Market liquidity is just one form of market efficiency. Others include the availability of investment research on a particular company—which tends to rise the more analysts cover it—and the share of professional, institutional investors in a market.
How closely (together) are returns moving in a particular market? Active management tends to perform better in environments where returns between instruments with an asset class move in different directions rather than in tandem (low intra-stock correlation) and where the return differences between the “winners” and “losers” are greatest (high return dispersion). When the return difference between stocks within an index like the S&P 500 increases, active managers can capitalize on these conditions through strategies like long/short equity hedge funds, potentially reducing volatility and enhancing returns.

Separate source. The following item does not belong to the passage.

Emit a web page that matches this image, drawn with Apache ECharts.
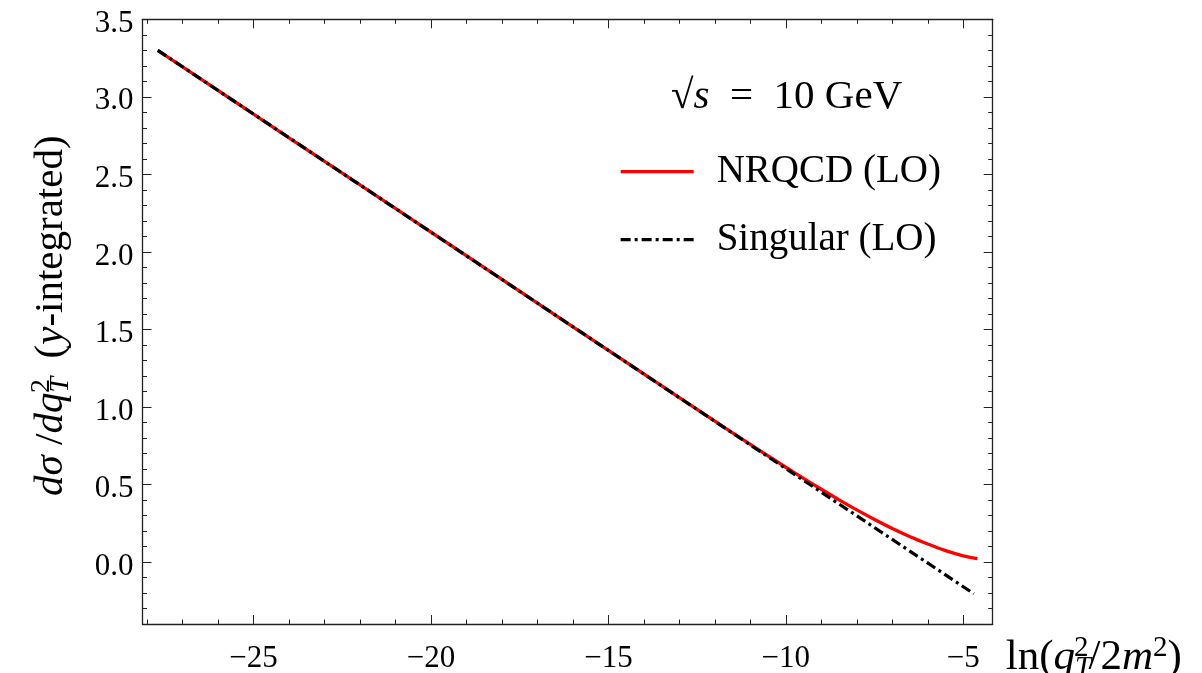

Is the cost versus potential outperformance outlook favorable? While passive investing can offer cost-effective exposure to broad markets, active investing can potentially generate alpha (returns in excess of broad market movements), especially in markets with high dispersion and volatility. Investors should weigh the cost of active strategies against the potential for outperformance, particularly in niche or emerging sectors. Reviewing an active strategy’s tracking error versus a passive strategy as well as the overlap in portfolios is a good starting point to gauge the outperformance potential.
How does investor type affect market movements? Market segmentation and behavioral patterns can create inefficiencies that active managers exploit. Segmentation arises from institutional constraints, while behavioral biases like overconfidence and conservatism can lead to market momentum. Active managers can take advantage of these inefficiencies, especially in less efficient markets like corporate credit and emerging market debt, where information asymmetries exist. The law of active investing suggests that outperformance depends on skill and breadth, with skill being harder to acquire but crucial for success. Expanding investment mandates and focusing on diverse instruments can enhance active management's effectiveness.